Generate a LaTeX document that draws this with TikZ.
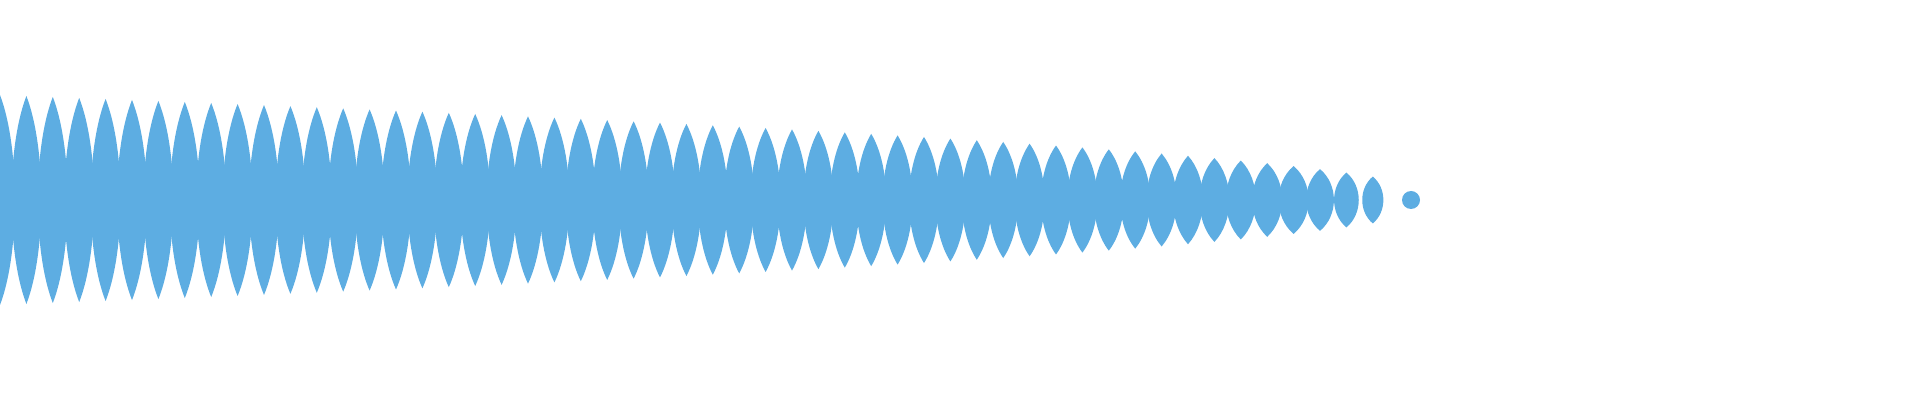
\documentclass[tikz,border=0pt]{standalone}
\definecolor{wave}{RGB}{93,173,226}
\begin{document}
\begin{tikzpicture}[x=0.5pt,y=-0.5pt,lens/.style={fill=wave,draw=none}]
\useasboundingbox (0,0) rectangle (1920,400);
\clip (0,0) rectangle (1920,400);
\foreach \i in {0,...,52}{
  \pgfmathsetmacro{\xx}{\i*26.4}
  \pgfmathsetmacro{\hh}{105*sqrt(1-\xx/1445)}
  \pgfmathsetmacro{\ww}{min(20,\hh*0.6)}
  \fill[lens] (\xx,200-\hh) .. controls (\xx+\ww,200-\hh/2) and (\xx+\ww,200+\hh/2) .. (\xx,200+\hh)
     .. controls (\xx-\ww,200+\hh/2) and (\xx-\ww,200-\hh/2) .. cycle;
}
\fill[lens] (1411,200) circle[x radius=9, y radius=9];
\end{tikzpicture}
\end{document}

#### STATED EXERCISE:
Make an exact copy of the whole listing, but don't bring over any pictures.

#### RESULT OF THIS EXERCISE:
Generate a LaTeX document that draws this with TikZ.
\documentclass[tikz,border=0pt]{standalone}
\definecolor{wave}{RGB}{93,173,226}
\begin{document}
\begin{tikzpicture}[x=0.5pt,y=-0.5pt,lens/.style={fill=wave,draw=none}]
\useasboundingbox (0,0) rectangle (1920,400);
\clip (0,0) rectangle (1920,400);
\foreach \i in {0,...,52}{
  \pgfmathsetmacro{\xx}{\i*26.4}
  \pgfmathsetmacro{\hh}{105*sqrt(1-\xx/1445)}
  \pgfmathsetmacro{\ww}{min(20,\hh*0.6)}
  \fill[lens] (\xx,200-\hh) .. controls (\xx+\ww,200-\hh/2) and (\xx+\ww,200+\hh/2) .. (\xx,200+\hh)
     .. controls (\xx-\ww,200+\hh/2) and (\xx-\ww,200-\hh/2) .. cycle;
}
\fill[lens] (1411,200) circle[x radius=9, y radius=9];
\end{tikzpicture}
\end{document}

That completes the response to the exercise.